Oggi il nemico degli abortisti è l’obiezione di coscienza e per tentare di abolire tale diritto si sta tornando alla stessa grande menzogna: “Repubblica”ha infatti recentemente informato che gli aborti illegali sarebbero in aumento perché l’elevato numero degli obiettori renderebbe difficoltoso l’accesso al “servizio”. Assuntina Morresi, docente di Chimica fisica all’Università di Perugia e membro del Comitato nazionale di bioetica, ha tuttavia risposto facendo notare che dalle relazioni annuali (pag. 35) sull’applicazione della legge 194 presentate al Parlamento dal ministro della Salute emerge che non esiste alcuna correlazione fra il numero di obiettori di coscienza e il tempo di attesa delle donne, ovvero quanto passa fra il rilascio del certificato da parte del medico e l’intervento vero e proprio. Anzi è evidenziata addirittura una diminuzione dei tempi di attesa (quindi un andamento opposto a quello prospettato nei giornali). Quindi, «il ricorso massiccio all’obiezione di coscienza non ha impedito l’applicazione della legge 194».

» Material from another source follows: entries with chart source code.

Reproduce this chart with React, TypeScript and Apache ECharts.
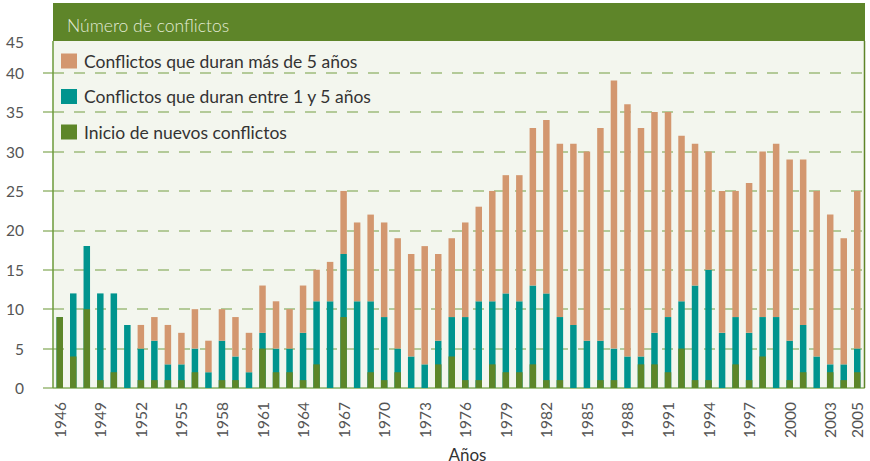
import React, { useEffect, useRef } from "react";
import * as echarts from "echarts";

const years = [
  "1946", "1947", "1948", "1949", "1950", "1951", "1952", "1953", "1954", "1955",
  "1956", "1957", "1958", "1959", "1960", "1961", "1962", "1963", "1964", "1965",
  "1966", "1967", "1968", "1969", "1970", "1971", "1972", "1973", "1974", "1975",
  "1976", "1977", "1978", "1979", "1980", "1981", "1982", "1983", "1984", "1985",
  "1986", "1987", "1988", "1989", "1990", "1991", "1992", "1993", "1994", "1995",
  "1996", "1997", "1998", "1999", "2000", "2001", "2002", "2003", "2004", "2005",
];

// Conflictos que duran entre 1 y 5 años
const shortConflicts = [
  9, 12, 18, 12, 12, 8, 5, 6, 3, 3,
  5, 2, 6, 4, 2, 7, 5, 5, 7, 11,
  11, 17, 11, 11, 9, 5, 4, 3, 6, 9,
  9, 11, 11, 12, 11, 13, 12, 9, 8, 6,
  6, 5, 4, 4, 7, 9, 11, 13, 15, 7,
  9, 7, 9, 9, 6, 8, 4, 3, 3, 5,
];

// Conflictos que duran más de 5 años
const longConflicts = [
  0, 0, 0, 0, 0, 0, 3, 3, 5, 4,
  5, 4, 4, 5, 5, 6, 6, 5, 6, 4,
  5, 8, 10, 11, 12, 14, 13, 15, 11, 10,
  12, 12, 14, 15, 16, 20, 22, 22, 23, 24,
  27, 34, 32, 29, 28, 26, 21, 18, 15, 18,
  16, 19, 21, 22, 23, 21, 21, 19, 16, 20,
];

// Inicio de nuevos conflictos
const newConflicts = [
  9, 4, 10, 1, 2, 0, 1, 1, 1, 1,
  2, 0, 1, 1, 0, 5, 2, 2, 1, 3,
  0, 9, 0, 2, 1, 2, 0, 0, 3, 4,
  1, 1, 3, 2, 2, 3, 1, 1, 0, 0,
  1, 1, 0, 3, 3, 2, 5, 1, 1, 0,
  3, 1, 4, 0, 1, 2, 0, 2, 1, 2,
];

const NAME_LONG = "Conflictos que duran más de 5 años";
const NAME_SHORT = "Conflictos que duran entre 1 y 5 años";
const NAME_NEW = "Inicio de nuevos conflictos";

const C_TAN = "#d3976f";
const C_TEAL = "#00948e";
const C_GREEN = "#5d8628";
const C_HEADER = "#5e8529";
const C_GRID = "#b3ca98";
const FONT = "Lato";

export default function App() {
  const ref = useRef<HTMLDivElement>(null);

  useEffect(() => {
    if (!ref.current) return;
    const chart = echarts.init(ref.current, null, { renderer: "svg", width: 870, height: 461 });
    const option: any = {
      animation: false,
      textStyle: { fontFamily: FONT },
      grid: {
        left: 53,
        top: 72.7,
        width: 811,
        height: 315.3,
        containLabel: false,
        outerBoundsMode: "none",
      },
      legend: {
        orient: "vertical",
        left: 61,
        top: 52,
        padding: 0,
        icon: "rect",
        itemWidth: 16,
        itemHeight: 15,
        itemGap: 17.5,
        data: [NAME_LONG, NAME_SHORT, NAME_NEW],
        textStyle: { fontFamily: FONT, fontSize: 17.5, color: "#333", lineHeight: 18, padding: [0, 0, 0, 2] },
        selectedMode: false,
      },
      xAxis: {
        type: "category",
        data: years,
        boundaryGap: true,
        axisLine: { lineStyle: { color: "#a3c284", width: 2 } },
        axisTick: { interval: 0, length: 6, lineStyle: { color: "#a3c284", width: 1.5 } },
        axisLabel: {
          interval: (i: number) => i % 3 === 0 || i === years.length - 1,
          rotate: 90,
          margin: 14,
          fontSize: 15.5,
          fontFamily: FONT,
          color: "#555",
          padding: [8, 0, 0, 0],
        },
        name: "Años",
        nameLocation: "middle",
        nameGap: 51,
        nameTextStyle: { fontSize: 17, lineHeight: 17, fontFamily: FONT, color: "#333", padding: [0, 0, 0, 18] },
      },
      yAxis: {
        type: "value",
        min: 0,
        max: 40,
        interval: 5,
        axisLine: { show: false },
        axisTick: { show: true, length: 10, lineStyle: { color: C_GRID, width: 2 } },
        axisLabel: { margin: 29, fontSize: 15.5, fontFamily: FONT, color: "#555" },
        splitLine: { lineStyle: { type: [11, 10], color: C_GRID, width: 2 } },
      },
      series: [
        { name: NAME_SHORT, type: "bar", stack: "total", data: shortConflicts, barWidth: 6.5, itemStyle: { color: C_TEAL } },
        { name: NAME_LONG, type: "bar", stack: "total", data: longConflicts, barWidth: 6.5, itemStyle: { color: C_TAN } },
        { name: NAME_NEW, type: "bar", data: newConflicts, barWidth: 6.5, barGap: "-100%", itemStyle: { color: C_GREEN }, z: 3 },
      ],
      graphic: [
        { type: "rect", z: -1, silent: true, shape: { x: 53, y: 41, width: 811, height: 347 }, style: { fill: "#f3f6ee" } },
        { type: "rect", z: 10, silent: true, shape: { x: 53, y: 3, width: 812, height: 38 }, style: { fill: C_HEADER } },
        {
          type: "text", z: 11, silent: true, x: 67, y: 25,
          style: { text: "Número de conflictos", fontFamily: FONT, fontSize: 17.5, fontWeight: 300, fill: "#e3ebd6", verticalAlign: "middle" },
        },
        {
          type: "text", z: 11, silent: true, x: 24, y: 42,
          style: { text: "45", fontFamily: FONT, fontSize: 15.5, fill: "#555", align: "right", verticalAlign: "middle" },
        },
        { type: "line", z: 10, silent: true, shape: { x1: 53, y1: 41, x2: 53, y2: 388 }, style: { stroke: "#6b9a3a", lineWidth: 1.5 } },
        { type: "line", z: 10, silent: true, shape: { x1: 864.5, y1: 41, x2: 864.5, y2: 388 }, style: { stroke: C_HEADER, lineWidth: 1.5 } },
      ],
    };
    chart.setOption(option);
    return () => chart.dispose();
  }, []);

  return <div ref={ref} style={{ position: "absolute", left: 0, top: 0, width: 870, height: 461 }} />;
}
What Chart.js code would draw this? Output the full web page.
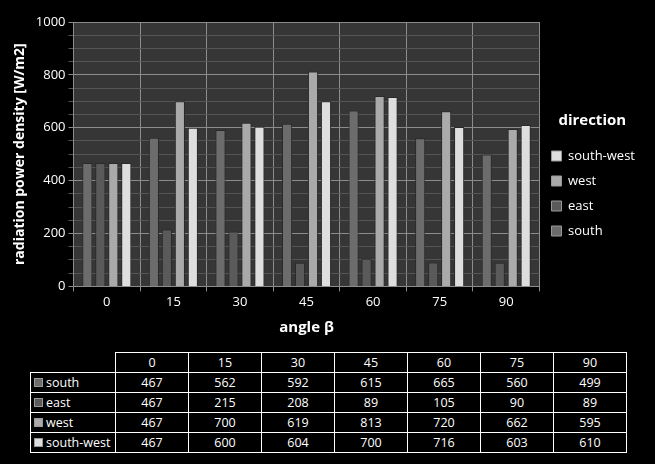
<!DOCTYPE html>
<html>
<head>
<meta charset="utf-8">
<script src="https://cdn.jsdelivr.net/npm/chart.js@4"></script>
<style>
  html, body { margin: 0; padding: 0; background: #000; }
  body { width: 655px; height: 464px; position: relative; overflow: hidden; font-family: "Open Sans", Lato, sans-serif; color: #fff; }
  #chartBox { position: absolute; left: 0; top: 0; width: 655px; height: 345px; }
  #dataTable { position: absolute; left: 30px; top: 352px; border-collapse: collapse; font-size: 12.5px; }
  #dataTable td { border: 1px solid #fff; height: 19px; padding: 0 3px; text-align: center; }
  #dataTable td.name { text-align: left; width: 78px; white-space: nowrap; }
  #dataTable td.corner { border-top: none; border-left: none; }
  #dataTable .val { width: 66px; }
  .swatch { display: inline-block; width: 7px; height: 7px; margin-right: 3px; border: 1px solid #999; vertical-align: 0px; }
</style>
</head>
<body>
<div id="chartBox"><canvas id="barChart"></canvas></div>
<table id="dataTable"></table>
<script>
document.addEventListener('DOMContentLoaded', function() {
    var angles = ['0', '15', '30', '45', '60', '75', '90'];
    var directions = ['south', 'east', 'west', 'south-west'];
    var southValues = [467, 562, 592, 615, 665, 560, 499];
    var eastValues = [467, 215, 208, 89, 105, 90, 89];
    var westValues = [467, 700, 619, 813, 720, 662, 595];
    var southWestValues = [467, 600, 604, 700, 716, 603, 610];
    var yTicks = [0, 200, 400, 600, 800, 1000];

    var seriesValues = [southValues, eastValues, westValues, southWestValues];
    var seriesColors = ['#6c6c6c', '#5a5a5a', '#aaaaaa', '#dedede'];

    var ctx = document.getElementById('barChart').getContext('2d');

    function barGradient(color) {
        return function(context) {
            var chart = context.chart;
            var el = context.element;
            if (!chart.chartArea || !el || el.width === undefined) return color;
            var g = chart.ctx.createLinearGradient(el.x - el.width / 2, 0, el.x + el.width / 2, 0);
            g.addColorStop(0, color);
            g.addColorStop(0.55, color);
            g.addColorStop(1, '#3a3a3a');
            return g;
        };
    }

    var datasets = directions.map(function(name, i) {
        return {
            label: name,
            data: seriesValues[i],
            backgroundColor: barGradient(seriesColors[i]),
            borderColor: '#2a2a2a',
            borderWidth: 1,
            categoryPercentage: 0.78,
            barPercentage: 0.78
        };
    });

    // dark floor behind the plot
    var plotBackground = {
        id: 'plotBackground',
        beforeDraw: function(chart) {
            var a = chart.chartArea;
            var c = chart.ctx;
            c.save();
            c.fillStyle = '#363636';
            c.fillRect(a.left, a.top, a.right - a.left, a.bottom - a.top);
            c.restore();
        }
    };

    Chart.defaults.font.family = '"Open Sans", Lato, sans-serif';
    Chart.defaults.color = '#ffffff';

    new Chart(ctx, {
        type: 'bar',
        data: { labels: angles, datasets: datasets },
        plugins: [plotBackground],
        options: {
            responsive: true,
            maintainAspectRatio: false,
            animation: false,
            layout: { padding: { left: 8, right: 10, top: 22, bottom: 4 } },
            plugins: {
                legend: {
                    position: 'right',
                    reverse: true,
                    title: { display: true, text: 'direction', font: { size: 15, weight: 'bold' }, color: '#fff', padding: { bottom: 6 } },
                    labels: {
                        color: '#fff',
                        font: { size: 13 },
                        boxWidth: 10,
                        boxHeight: 10,
                        padding: 12,
                        generateLabels: function(chart) {
                            return chart.data.datasets.map(function(ds, i) {
                                return { text: ds.label, fillStyle: seriesColors[i], strokeStyle: '#999', lineWidth: 1, datasetIndex: i, fontColor: '#fff' };
                            });
                        }
                    }
                },
                tooltip: { enabled: false }
            },
            scales: {
                x: {
                    grid: { color: '#8c8c8c', tickLength: 5, offset: true },
                    border: { color: '#8c8c8c' },
                    ticks: { color: '#fff', font: { size: 13 } },
                    title: { display: true, text: 'angle β', color: '#fff', font: { size: 15, weight: 'bold' }, padding: { top: 6 } }
                },
                y: {
                    min: 0,
                    max: 1000,
                    ticks: {
                        stepSize: 50,
                        autoSkip: false,
                        color: '#fff',
                        font: { size: 13 },
                        callback: function(value) {
                            return yTicks.indexOf(value) >= 0 ? String(value) : '';
                        }
                    },
                    grid: {
                        tickLength: 5,
                        color: function(context) {
                            return yTicks.indexOf(context.tick.value) >= 0 ? '#8c8c8c' : '#555555';
                        }
                    },
                    border: { color: '#8c8c8c' },
                    title: { display: true, text: 'radiation power density [W/m2]', color: '#fff', font: { size: 14, weight: 'bold' } }
                }
            }
        }
    });

    // data table under the chart
    function generateTable(table) {
        var html = '<tr><td class="corner"></td>';
        for (var i = 0; i < angles.length; i++) {
            html += '<td class="val">' + angles[i] + '</td>';
        }
        html += '</tr>';
        for (var s = 0; s < directions.length; s++) {
            html += '<tr><td class="name"><span class="swatch" style="background:' + seriesColors[s] + '"></span>' + directions[s] + '</td>';
            for (var j = 0; j < angles.length; j++) {
                html += '<td>' + seriesValues[s][j] + '</td>';
            }
            html += '</tr>';
        }
        table.innerHTML = html;
    }

    generateTable(document.getElementById('dataTable'));
});
</script>
</body>
</html>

La Morresi ha concluso con un’osservazione molto importante: in caso di sciopero l’efficacia della protesta si misura solitamente dalla numerosità dell’adesione all’interno della categoria professionale coinvolta, e questo vale per tutti i lavoratori. Se la percentuale è oltre all’80%, come quella degli obiettori di coscienza, le proteste non possono essere ignorate: le parti sociali e la politica sarebbero obbligate, giustamente, a intervenire, e non certo per obbligare chi protesta a fare quel che si rifiuta di fare. Per questo occorre interrogarsi seriamente sulle motivazioni di un ricorso così importante all’obiezione di coscienza, un diritto che coinvolge «così profondamente i convincimenti personali dei singoli, come nel caso dell’aborto, che comunque la nostra legge non prevede come diritto della donna, ma come estrema ratio».